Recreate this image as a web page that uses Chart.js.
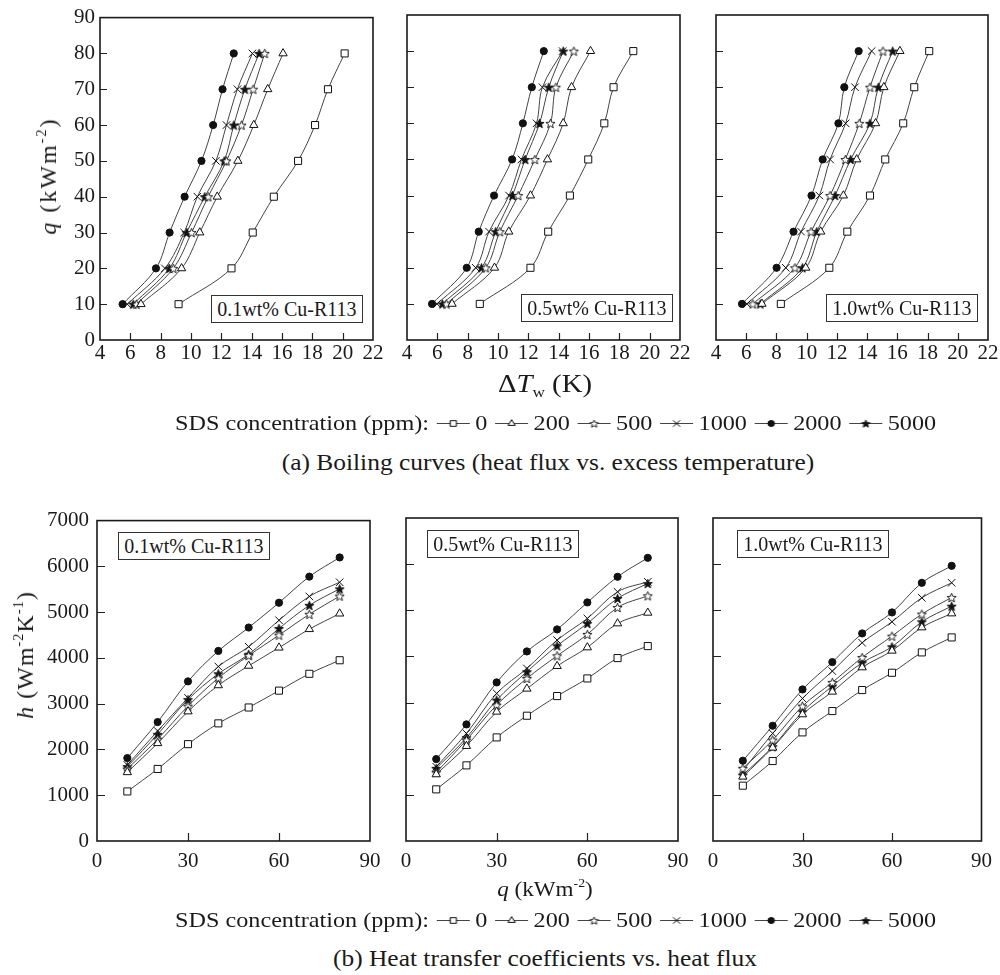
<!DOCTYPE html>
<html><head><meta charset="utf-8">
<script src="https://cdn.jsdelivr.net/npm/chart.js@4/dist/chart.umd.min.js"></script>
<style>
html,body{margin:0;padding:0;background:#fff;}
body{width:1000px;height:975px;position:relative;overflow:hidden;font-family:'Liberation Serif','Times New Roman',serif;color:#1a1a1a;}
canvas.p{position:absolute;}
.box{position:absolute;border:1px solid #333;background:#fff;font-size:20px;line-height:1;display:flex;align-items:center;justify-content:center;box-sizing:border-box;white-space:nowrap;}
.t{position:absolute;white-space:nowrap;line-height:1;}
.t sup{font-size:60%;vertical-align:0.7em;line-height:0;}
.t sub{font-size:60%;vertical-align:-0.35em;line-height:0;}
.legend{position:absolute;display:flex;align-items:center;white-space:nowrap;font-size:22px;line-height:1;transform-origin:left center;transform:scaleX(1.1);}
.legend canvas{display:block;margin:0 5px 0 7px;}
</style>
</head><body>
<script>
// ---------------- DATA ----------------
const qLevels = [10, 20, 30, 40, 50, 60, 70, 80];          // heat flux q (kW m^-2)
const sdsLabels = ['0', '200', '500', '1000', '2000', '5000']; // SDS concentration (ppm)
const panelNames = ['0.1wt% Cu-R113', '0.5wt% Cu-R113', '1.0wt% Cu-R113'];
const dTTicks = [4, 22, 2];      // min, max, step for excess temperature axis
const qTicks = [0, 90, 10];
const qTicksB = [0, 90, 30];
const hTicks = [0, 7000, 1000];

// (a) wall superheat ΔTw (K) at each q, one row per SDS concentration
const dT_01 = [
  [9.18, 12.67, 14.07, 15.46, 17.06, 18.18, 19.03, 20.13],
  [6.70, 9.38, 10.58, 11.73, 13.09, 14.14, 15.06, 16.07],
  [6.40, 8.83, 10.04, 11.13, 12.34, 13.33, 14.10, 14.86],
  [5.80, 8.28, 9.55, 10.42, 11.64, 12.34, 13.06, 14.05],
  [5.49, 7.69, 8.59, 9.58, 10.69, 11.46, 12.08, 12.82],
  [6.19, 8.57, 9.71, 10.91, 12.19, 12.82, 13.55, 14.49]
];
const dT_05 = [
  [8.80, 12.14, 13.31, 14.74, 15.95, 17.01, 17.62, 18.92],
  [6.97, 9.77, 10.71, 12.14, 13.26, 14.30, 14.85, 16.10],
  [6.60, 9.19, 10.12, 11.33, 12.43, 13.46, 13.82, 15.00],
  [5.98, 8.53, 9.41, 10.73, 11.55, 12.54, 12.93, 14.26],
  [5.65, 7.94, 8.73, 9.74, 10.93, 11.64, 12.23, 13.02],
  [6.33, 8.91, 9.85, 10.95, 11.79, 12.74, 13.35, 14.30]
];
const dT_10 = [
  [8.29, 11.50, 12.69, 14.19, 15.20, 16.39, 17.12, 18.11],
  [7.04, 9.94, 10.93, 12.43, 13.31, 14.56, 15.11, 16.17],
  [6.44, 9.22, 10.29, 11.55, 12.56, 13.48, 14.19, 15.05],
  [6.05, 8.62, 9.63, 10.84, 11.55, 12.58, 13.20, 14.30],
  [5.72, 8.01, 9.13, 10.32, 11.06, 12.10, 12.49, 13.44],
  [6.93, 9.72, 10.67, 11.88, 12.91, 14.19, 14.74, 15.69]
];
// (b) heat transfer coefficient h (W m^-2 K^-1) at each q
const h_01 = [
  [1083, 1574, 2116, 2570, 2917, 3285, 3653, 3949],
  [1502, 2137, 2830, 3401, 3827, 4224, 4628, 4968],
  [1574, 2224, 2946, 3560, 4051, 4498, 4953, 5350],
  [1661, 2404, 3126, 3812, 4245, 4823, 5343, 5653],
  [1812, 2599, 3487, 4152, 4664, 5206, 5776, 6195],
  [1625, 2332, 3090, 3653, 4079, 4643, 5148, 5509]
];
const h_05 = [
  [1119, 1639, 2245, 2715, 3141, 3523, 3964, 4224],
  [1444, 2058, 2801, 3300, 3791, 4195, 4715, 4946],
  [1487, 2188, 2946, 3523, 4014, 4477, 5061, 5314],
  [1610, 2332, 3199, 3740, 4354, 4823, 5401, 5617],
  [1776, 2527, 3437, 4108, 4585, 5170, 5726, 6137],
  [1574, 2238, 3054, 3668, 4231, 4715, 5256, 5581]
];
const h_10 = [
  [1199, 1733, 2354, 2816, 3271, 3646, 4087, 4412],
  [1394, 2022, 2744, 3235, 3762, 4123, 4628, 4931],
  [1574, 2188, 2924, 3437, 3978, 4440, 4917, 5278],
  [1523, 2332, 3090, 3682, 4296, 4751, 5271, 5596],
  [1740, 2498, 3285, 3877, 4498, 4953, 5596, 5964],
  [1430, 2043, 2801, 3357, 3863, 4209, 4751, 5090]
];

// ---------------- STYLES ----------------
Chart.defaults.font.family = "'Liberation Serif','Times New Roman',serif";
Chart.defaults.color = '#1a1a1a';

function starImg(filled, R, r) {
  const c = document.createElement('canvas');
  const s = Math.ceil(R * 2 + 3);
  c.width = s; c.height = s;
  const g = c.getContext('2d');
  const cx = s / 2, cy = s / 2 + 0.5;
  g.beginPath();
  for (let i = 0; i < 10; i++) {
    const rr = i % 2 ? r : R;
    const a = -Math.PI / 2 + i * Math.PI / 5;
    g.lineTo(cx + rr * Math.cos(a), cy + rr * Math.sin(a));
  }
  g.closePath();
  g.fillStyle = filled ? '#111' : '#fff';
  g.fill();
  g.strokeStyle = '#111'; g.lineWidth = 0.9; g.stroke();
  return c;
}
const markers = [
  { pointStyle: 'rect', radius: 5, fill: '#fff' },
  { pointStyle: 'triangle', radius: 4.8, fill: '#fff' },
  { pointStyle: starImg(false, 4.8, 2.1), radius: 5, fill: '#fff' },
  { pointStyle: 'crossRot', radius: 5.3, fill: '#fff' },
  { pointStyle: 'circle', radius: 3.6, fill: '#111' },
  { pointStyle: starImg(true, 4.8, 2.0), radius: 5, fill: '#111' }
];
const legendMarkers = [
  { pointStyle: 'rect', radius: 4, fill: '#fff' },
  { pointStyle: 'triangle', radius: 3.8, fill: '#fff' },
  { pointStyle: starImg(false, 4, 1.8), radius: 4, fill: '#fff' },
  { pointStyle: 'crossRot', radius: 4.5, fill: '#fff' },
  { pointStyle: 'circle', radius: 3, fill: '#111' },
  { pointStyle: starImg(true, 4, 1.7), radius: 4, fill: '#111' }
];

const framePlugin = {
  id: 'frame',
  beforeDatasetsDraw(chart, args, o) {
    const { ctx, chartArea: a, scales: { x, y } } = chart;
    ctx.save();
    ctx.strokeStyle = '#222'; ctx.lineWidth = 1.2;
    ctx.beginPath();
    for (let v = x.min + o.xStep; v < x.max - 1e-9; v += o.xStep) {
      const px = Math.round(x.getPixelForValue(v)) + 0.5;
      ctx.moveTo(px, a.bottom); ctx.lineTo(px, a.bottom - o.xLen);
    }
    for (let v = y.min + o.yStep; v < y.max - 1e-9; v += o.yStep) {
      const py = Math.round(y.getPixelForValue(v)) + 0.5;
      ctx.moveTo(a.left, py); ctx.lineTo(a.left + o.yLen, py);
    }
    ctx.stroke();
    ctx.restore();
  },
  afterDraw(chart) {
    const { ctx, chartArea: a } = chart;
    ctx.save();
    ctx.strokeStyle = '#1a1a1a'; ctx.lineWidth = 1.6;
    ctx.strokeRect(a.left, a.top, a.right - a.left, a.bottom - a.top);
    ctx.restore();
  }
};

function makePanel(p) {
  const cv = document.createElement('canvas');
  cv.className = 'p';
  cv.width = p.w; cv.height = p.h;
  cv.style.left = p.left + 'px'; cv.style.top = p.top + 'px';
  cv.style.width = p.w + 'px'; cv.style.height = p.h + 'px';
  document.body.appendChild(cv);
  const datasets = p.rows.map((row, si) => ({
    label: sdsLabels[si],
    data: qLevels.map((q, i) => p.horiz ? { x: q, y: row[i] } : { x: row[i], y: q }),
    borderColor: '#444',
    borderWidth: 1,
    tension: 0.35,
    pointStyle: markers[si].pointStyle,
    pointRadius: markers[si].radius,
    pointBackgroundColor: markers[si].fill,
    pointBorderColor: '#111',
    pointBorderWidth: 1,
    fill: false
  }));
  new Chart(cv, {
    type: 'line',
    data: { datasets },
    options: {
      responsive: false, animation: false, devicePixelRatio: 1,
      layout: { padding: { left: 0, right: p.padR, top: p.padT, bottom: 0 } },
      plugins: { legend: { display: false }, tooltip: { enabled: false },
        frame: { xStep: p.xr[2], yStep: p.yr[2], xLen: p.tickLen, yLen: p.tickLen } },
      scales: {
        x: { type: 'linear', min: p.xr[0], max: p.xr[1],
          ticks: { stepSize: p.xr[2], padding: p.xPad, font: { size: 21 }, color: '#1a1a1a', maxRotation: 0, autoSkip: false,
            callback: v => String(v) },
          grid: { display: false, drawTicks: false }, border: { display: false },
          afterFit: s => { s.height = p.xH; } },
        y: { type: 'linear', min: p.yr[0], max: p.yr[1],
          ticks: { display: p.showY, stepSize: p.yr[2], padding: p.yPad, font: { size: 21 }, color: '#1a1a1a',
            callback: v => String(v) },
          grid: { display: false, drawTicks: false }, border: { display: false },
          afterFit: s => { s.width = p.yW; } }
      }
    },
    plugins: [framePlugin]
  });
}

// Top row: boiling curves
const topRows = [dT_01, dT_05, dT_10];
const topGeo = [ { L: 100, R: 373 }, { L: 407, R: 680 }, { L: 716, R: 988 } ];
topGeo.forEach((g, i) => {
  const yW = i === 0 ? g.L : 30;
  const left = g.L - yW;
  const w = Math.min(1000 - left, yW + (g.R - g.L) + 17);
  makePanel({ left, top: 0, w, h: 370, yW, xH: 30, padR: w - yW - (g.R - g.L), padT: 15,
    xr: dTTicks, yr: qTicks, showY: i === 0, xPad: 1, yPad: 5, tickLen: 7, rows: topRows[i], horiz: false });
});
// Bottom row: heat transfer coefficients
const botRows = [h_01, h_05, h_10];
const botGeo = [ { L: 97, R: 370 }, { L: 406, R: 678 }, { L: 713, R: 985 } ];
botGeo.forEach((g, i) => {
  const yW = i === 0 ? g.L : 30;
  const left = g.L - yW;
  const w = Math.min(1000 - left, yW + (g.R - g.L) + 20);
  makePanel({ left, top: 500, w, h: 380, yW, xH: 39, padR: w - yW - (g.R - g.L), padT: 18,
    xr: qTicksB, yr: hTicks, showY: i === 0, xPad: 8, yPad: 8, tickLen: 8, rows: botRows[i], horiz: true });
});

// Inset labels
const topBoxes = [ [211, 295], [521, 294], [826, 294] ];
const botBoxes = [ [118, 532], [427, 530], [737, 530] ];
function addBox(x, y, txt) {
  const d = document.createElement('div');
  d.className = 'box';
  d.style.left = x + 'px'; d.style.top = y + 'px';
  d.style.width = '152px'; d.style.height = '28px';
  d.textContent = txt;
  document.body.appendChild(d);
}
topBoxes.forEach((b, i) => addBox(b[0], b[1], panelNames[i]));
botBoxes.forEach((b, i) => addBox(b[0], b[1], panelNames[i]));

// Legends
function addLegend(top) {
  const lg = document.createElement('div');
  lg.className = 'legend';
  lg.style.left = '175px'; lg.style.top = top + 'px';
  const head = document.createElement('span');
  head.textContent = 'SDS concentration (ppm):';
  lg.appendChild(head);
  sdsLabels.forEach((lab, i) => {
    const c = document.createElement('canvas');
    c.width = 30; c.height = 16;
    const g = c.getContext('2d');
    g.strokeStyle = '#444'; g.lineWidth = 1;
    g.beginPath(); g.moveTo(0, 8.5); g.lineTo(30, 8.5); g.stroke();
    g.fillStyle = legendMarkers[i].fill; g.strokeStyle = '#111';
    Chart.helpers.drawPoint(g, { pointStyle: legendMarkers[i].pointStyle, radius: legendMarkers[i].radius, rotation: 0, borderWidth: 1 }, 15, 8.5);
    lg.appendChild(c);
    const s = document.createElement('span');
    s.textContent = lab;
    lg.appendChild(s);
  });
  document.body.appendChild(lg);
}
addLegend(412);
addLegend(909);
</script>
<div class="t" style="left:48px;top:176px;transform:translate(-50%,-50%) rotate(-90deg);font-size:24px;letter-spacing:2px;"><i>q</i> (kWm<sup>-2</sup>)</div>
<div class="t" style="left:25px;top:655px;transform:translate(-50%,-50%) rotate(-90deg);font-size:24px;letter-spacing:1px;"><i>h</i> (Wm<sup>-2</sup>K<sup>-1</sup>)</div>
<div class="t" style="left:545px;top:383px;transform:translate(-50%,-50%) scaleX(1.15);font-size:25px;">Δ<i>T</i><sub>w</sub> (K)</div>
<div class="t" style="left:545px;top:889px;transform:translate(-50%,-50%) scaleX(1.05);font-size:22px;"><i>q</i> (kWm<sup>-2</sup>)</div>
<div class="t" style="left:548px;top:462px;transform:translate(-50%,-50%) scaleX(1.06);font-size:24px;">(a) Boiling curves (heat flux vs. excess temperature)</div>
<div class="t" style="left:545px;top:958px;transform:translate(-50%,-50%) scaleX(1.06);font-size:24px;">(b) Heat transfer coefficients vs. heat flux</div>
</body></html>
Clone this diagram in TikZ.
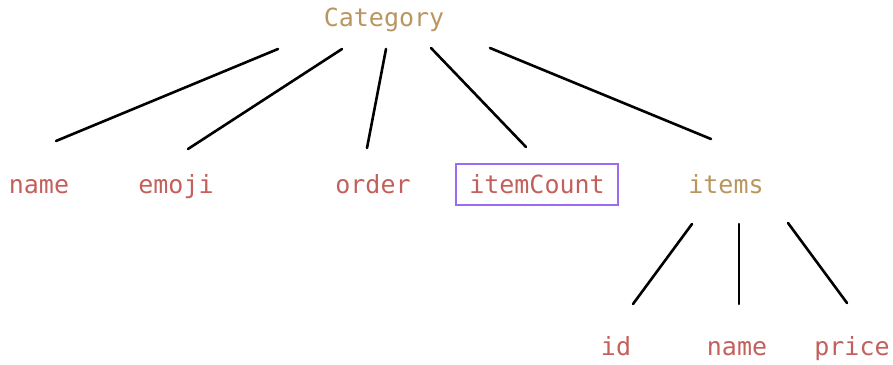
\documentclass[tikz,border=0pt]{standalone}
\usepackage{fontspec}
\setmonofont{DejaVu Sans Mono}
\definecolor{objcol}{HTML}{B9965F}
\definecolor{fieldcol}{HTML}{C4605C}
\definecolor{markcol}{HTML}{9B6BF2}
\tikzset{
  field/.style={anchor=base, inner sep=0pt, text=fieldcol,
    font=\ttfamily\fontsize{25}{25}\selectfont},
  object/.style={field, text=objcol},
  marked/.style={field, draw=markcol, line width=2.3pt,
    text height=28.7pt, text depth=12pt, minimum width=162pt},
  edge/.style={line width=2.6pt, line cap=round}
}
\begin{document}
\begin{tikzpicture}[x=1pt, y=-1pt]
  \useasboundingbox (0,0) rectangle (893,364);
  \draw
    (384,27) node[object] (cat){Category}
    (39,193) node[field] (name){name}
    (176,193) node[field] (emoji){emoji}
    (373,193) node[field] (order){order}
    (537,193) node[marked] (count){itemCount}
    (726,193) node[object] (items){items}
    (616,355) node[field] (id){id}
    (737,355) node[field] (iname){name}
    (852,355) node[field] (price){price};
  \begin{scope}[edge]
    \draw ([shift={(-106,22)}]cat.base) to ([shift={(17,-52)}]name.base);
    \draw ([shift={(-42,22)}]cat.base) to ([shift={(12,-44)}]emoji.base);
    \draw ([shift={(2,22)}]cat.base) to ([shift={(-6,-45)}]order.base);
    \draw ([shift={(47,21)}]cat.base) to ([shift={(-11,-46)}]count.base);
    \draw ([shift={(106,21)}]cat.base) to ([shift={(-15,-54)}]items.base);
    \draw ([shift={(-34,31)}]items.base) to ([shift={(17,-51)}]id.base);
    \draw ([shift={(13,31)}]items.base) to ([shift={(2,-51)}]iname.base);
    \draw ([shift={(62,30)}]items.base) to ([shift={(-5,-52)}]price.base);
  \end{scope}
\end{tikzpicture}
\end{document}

THE EXERCISE => Restate the data word for word from its first line through the line with "const hTicks = [0, 7000, 1000];", leaving out any picture along the way.

TASK OUTPUT =>
Recreate this image as a web page that uses Chart.js.
<!DOCTYPE html>
<html><head><meta charset="utf-8">
<script src="https://cdn.jsdelivr.net/npm/chart.js@4/dist/chart.umd.min.js"></script>
<style>
html,body{margin:0;padding:0;background:#fff;}
body{width:1000px;height:975px;position:relative;overflow:hidden;font-family:'Liberation Serif','Times New Roman',serif;color:#1a1a1a;}
canvas.p{position:absolute;}
.box{position:absolute;border:1px solid #333;background:#fff;font-size:20px;line-height:1;display:flex;align-items:center;justify-content:center;box-sizing:border-box;white-space:nowrap;}
.t{position:absolute;white-space:nowrap;line-height:1;}
.t sup{font-size:60%;vertical-align:0.7em;line-height:0;}
.t sub{font-size:60%;vertical-align:-0.35em;line-height:0;}
.legend{position:absolute;display:flex;align-items:center;white-space:nowrap;font-size:22px;line-height:1;transform-origin:left center;transform:scaleX(1.1);}
.legend canvas{display:block;margin:0 5px 0 7px;}
</style>
</head><body>
<script>
// ---------------- DATA ----------------
const qLevels = [10, 20, 30, 40, 50, 60, 70, 80];          // heat flux q (kW m^-2)
const sdsLabels = ['0', '200', '500', '1000', '2000', '5000']; // SDS concentration (ppm)
const panelNames = ['0.1wt% Cu-R113', '0.5wt% Cu-R113', '1.0wt% Cu-R113'];
const dTTicks = [4, 22, 2];      // min, max, step for excess temperature axis
const qTicks = [0, 90, 10];
const qTicksB = [0, 90, 30];
const hTicks = [0, 7000, 1000];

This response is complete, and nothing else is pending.